● PROBLEM STATEMENT: Leaving out the pictures, retype the lines from the beginning of the listing through the line containing "const Y_MINOR_STEP = 0.25;".

● STORED DATA:
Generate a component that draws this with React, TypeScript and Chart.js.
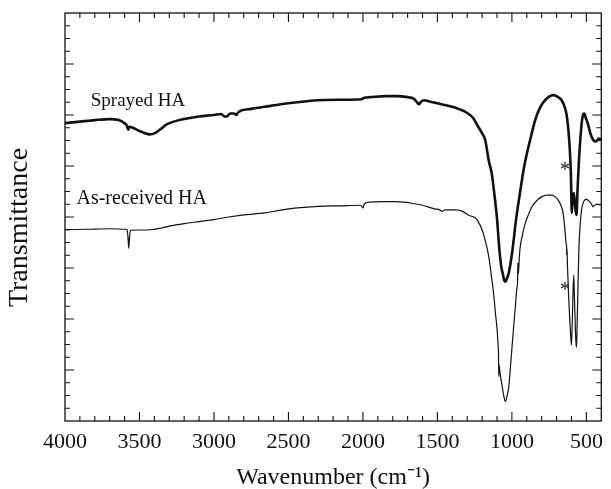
import React, { useEffect, useRef } from "react";
import { Chart, registerables } from "chart.js";

Chart.register(...registerables);

// ---- axis values ----
const X_MIN = 400;
const X_MAX = 4000;
const X_TICKS = [4000, 3500, 3000, 2500, 2000, 1500, 1000, 500];
const X_MINOR_STEP = 100;
const X_MAJOR_STEP = 500;
const Y_MIN = 0;
const Y_MAX = 8;
const Y_MAJOR_STEP = 1;
const Y_MINOR_STEP = 0.25;

// ---- series: Sprayed HA (thick) ----
const WN_SPRAYED = [
  4000, 3900, 3800, 3700, 3640, 3600, 3585, 3575, 3568, 3545, 3510, 3470, 3430, 3400, 3360, 3320, 3280,
  3200, 3100, 3000, 2950, 2930, 2915, 2890, 2865, 2850, 2835, 2750, 2660, 2550, 2440, 2310, 2150, 2010,
  1990, 1950, 1850, 1780, 1700, 1660, 1640, 1625, 1610, 1590, 1560, 1500, 1460, 1400, 1350, 1300, 1260,
  1228, 1200, 1180, 1155, 1135, 1121, 1110, 1099, 1088, 1080, 1070, 1062, 1052, 1043, 1033, 1021, 1010,
  999, 988, 977, 960, 943, 920, 899, 870, 844, 810, 777, 750, 722, 695, 666, 645, 633, 624, 617, 610,
  604, 598, 592, 585, 578, 571, 566, 560, 551, 540, 529, 520, 513, 505, 491, 473, 456, 440, 428, 418, 400,
];
const T_SPRAYED = [
  5.84, 5.87, 5.9, 5.92, 5.9, 5.84, 5.79, 5.71, 5.77, 5.75, 5.7, 5.65, 5.62, 5.64, 5.72, 5.81, 5.86,
  5.92, 5.97, 6.0, 6.02, 5.97, 5.97, 6.03, 6.03, 6.0, 6.06, 6.12, 6.16, 6.21, 6.25, 6.29, 6.3, 6.31,
  6.34, 6.35, 6.37, 6.37, 6.35, 6.32, 6.26, 6.21, 6.26, 6.29, 6.27, 6.23, 6.2, 6.16, 6.11, 6.04, 5.94,
  5.78, 5.64, 5.52, 5.1, 4.85, 4.53, 4.25, 3.94, 3.5, 3.24, 3.0, 2.9, 2.76, 2.73, 2.8, 2.9, 3.08,
  3.29, 3.55, 3.84, 4.2, 4.53, 4.95, 5.25, 5.6, 5.9, 6.15, 6.29, 6.36, 6.39, 6.36, 6.29, 6.15, 6.01, 5.8, 5.57, 5.25,
  4.85, 4.08, 4.35, 4.47, 4.3, 4.1, 4.04, 4.5, 5.05, 5.55, 5.9, 6.02, 6.03, 5.95, 5.84, 5.64, 5.52, 5.48, 5.5, 5.54, 5.51,
];

// ---- series: As-received HA (thin) ----
const WN_RECEIVED = [
  4000, 3850, 3700, 3600, 3583, 3577, 3572, 3567, 3560, 3500, 3425, 3360, 3300, 3200, 3100, 3000, 2900,
  2800, 2660, 2540, 2440, 2300, 2150, 2015, 2000, 1990, 1960, 1850, 1780, 1670, 1600, 1520, 1485, 1468,
  1450, 1380, 1330, 1294, 1250, 1230, 1199, 1180, 1155, 1140, 1121, 1110, 1099, 1093, 1090, 1088, 1086,
  1080, 1065, 1055, 1043, 1032, 1021, 1010, 999, 988, 977, 966, 962, 960, 957, 950, 944, 930, 910, 890,
  866, 830, 799, 760, 733, 710, 689, 670, 656, 645, 636, 633, 632, 630, 627, 620, 612, 605, 600, 595,
  590, 585, 580, 574, 569, 566, 562, 556, 550, 544, 536, 529, 515, 500, 490, 478, 465, 456, 445, 433, 415, 400,
];
const T_RECEIVED = [
  3.75, 3.76, 3.77, 3.76, 3.75, 3.6, 3.39, 3.6, 3.74, 3.745, 3.75, 3.78, 3.82, 3.87, 3.91, 3.95, 4.0,
  4.04, 4.08, 4.14, 4.18, 4.21, 4.22, 4.23, 4.18, 4.26, 4.29, 4.3, 4.3, 4.27, 4.23, 4.16, 4.14, 4.11,
  4.14, 4.14, 4.11, 4.04, 3.99, 3.93, 3.74, 3.55, 3.22, 2.9, 2.44, 2.1, 1.78, 1.5, 1.33, 0.87, 1.1,
  0.95, 0.67, 0.5, 0.38, 0.5, 0.67, 1.05, 1.46, 1.85, 2.24, 2.62, 2.72, 3.1, 2.88, 3.22, 3.42, 3.64, 3.88, 4.04,
  4.2, 4.33, 4.4, 4.43, 4.43, 4.4, 4.33, 4.22, 4.07, 3.78, 3.48, 3.42, 3.25, 3.38, 3.05, 2.5, 2.0, 1.65, 1.49, 1.95,
  2.5, 2.86, 2.4, 1.8, 1.5, 1.45, 1.9, 2.7, 3.4, 3.75, 4.05, 4.2, 4.32, 4.35, 4.33, 4.3, 4.25, 4.2, 4.23, 4.25, 4.24, 4.24,
];

// ---- annotations (in data coordinates) ----
const LABEL_TEXTS = ["Sprayed HA", "As-received HA"];
const LABEL_WN = [3827, 3923];
const LABEL_T = [6.18, 4.25];
const STAR_WN = [644, 644];
const STAR_T = [5.0, 2.65];

const FONT = "'Liberation Serif', 'Times New Roman', serif";

const framePlugin = {
  id: "frameTicks",
  afterDatasetsDraw(chart: any) {
    const { ctx, chartArea, scales } = chart;
    const { left, right, top, bottom } = chartArea;
    const xs = scales.x;
    const ys = scales.y;
    ctx.save();
    ctx.strokeStyle = "#111";
    ctx.lineWidth = 1.3;
    ctx.strokeRect(left, top, right - left, bottom - top);
    ctx.lineWidth = 1.1;
    ctx.beginPath();
    for (let v = X_MIN; v <= X_MAX; v += X_MINOR_STEP) {
      const px = xs.getPixelForValue(v);
      if (Math.abs(px - left) < 1 || Math.abs(px - right) < 1) continue;
      const len = v % X_MAJOR_STEP === 0 ? 9 : 5;
      ctx.moveTo(px, bottom);
      ctx.lineTo(px, bottom - len);
      ctx.moveTo(px, top);
      ctx.lineTo(px, top + len);
    }
    for (let v = Y_MIN; v <= Y_MAX + 1e-9; v += Y_MINOR_STEP) {
      const py = ys.getPixelForValue(v);
      if (Math.abs(py - top) < 1 || Math.abs(py - bottom) < 1) continue;
      const major = Math.abs(v / Y_MAJOR_STEP - Math.round(v / Y_MAJOR_STEP)) < 1e-6;
      const len = major ? 9 : 5;
      ctx.moveTo(left, py);
      ctx.lineTo(left + len, py);
      ctx.moveTo(right, py);
      ctx.lineTo(right - len, py);
    }
    ctx.stroke();

    // series labels
    ctx.fillStyle = "#111";
    ctx.textAlign = "left";
    ctx.textBaseline = "alphabetic";
    const sizes = [19, 20];
    LABEL_TEXTS.forEach((t, i) => {
      ctx.font = `${sizes[i]}px ${FONT}`;
      ctx.fillText(t, xs.getPixelForValue(LABEL_WN[i]), ys.getPixelForValue(LABEL_T[i]));
    });

    // asterisks, centred on their glyph
    ctx.font = `20px ${FONT}`;
    ctx.textAlign = "center";
    const m = ctx.measureText("*");
    const off = (m.actualBoundingBoxAscent - m.actualBoundingBoxDescent) / 2;
    STAR_WN.forEach((w, i) => {
      ctx.fillText("*", xs.getPixelForValue(w), ys.getPixelForValue(STAR_T[i]) + off);
    });
    ctx.restore();
  },
};

export default function App() {
  const ref = useRef<HTMLCanvasElement | null>(null);

  useEffect(() => {
    if (!ref.current) return;
    const sprayed = WN_SPRAYED.map((x, i) => ({ x, y: T_SPRAYED[i] }));
    const received = WN_RECEIVED.map((x, i) => ({ x, y: T_RECEIVED[i] }));
    const chart = new Chart(ref.current, {
      type: "line",
      data: {
        datasets: [
          {
            label: "Sprayed HA",
            data: sprayed,
            borderColor: "#111",
            borderWidth: 2.6,
            pointRadius: 0,
            fill: false,
            cubicInterpolationMode: "monotone",
          },
          {
            label: "As-received HA",
            data: received,
            borderColor: "#111",
            borderWidth: 1.2,
            pointRadius: 0,
            fill: false,
            cubicInterpolationMode: "monotone",
          },
        ],
      },
      options: {
        responsive: true,
        maintainAspectRatio: false,
        animation: false,
        layout: { padding: { left: 0, right: 4, top: 13, bottom: 0 } },
        plugins: { legend: { display: false }, tooltip: { enabled: false } },
        scales: {
          x: {
            type: "linear",
            reverse: true,
            min: X_MIN,
            max: X_MAX,
            afterBuildTicks: (s: any) => {
              s.ticks = X_TICKS.map((v) => ({ value: v }));
            },
            ticks: {
              font: { family: FONT, size: 22 },
              color: "#111",
              padding: 8,
              maxRotation: 0,
              autoSkip: false,
              callback: (v: any) => String(v),
            },
            grid: { display: false, drawTicks: false },
            border: { display: false },
            title: {
              display: true,
              text: "Wavenumber (cm\u207B\u00B9)",
              font: { family: FONT, size: 24 },
              color: "#111",
              padding: { top: 0, bottom: -3 },
            },
            afterFit: (s: any) => {
              s.height = 68;
            },
          },
          y: {
            min: Y_MIN,
            max: Y_MAX,
            ticks: { display: false },
            grid: { display: false, drawTicks: false },
            border: { display: false },
            title: {
              display: true,
              text: "Transmittance   ",
              font: { family: FONT, size: 28 },
              color: "#111",
              padding: { top: 3, bottom: 0 },
            },
            afterFit: (s: any) => {
              s.width = 65;
            },
          },
        },
      },
      plugins: [framePlugin],
    } as any);
    return () => chart.destroy();
  }, []);

  return (
    <div style={{ position: "fixed", left: 0, top: 0, width: 611, height: 489, background: "#fff" }}>
      <canvas ref={ref} />
    </div>
  );
}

● EXERCISE RESULT:
Generate a component that draws this with React, TypeScript and Chart.js.
import React, { useEffect, useRef } from "react";
import { Chart, registerables } from "chart.js";

Chart.register(...registerables);

// ---- axis values ----
const X_MIN = 400;
const X_MAX = 4000;
const X_TICKS = [4000, 3500, 3000, 2500, 2000, 1500, 1000, 500];
const X_MINOR_STEP = 100;
const X_MAJOR_STEP = 500;
const Y_MIN = 0;
const Y_MAX = 8;
const Y_MAJOR_STEP = 1;
const Y_MINOR_STEP = 0.25;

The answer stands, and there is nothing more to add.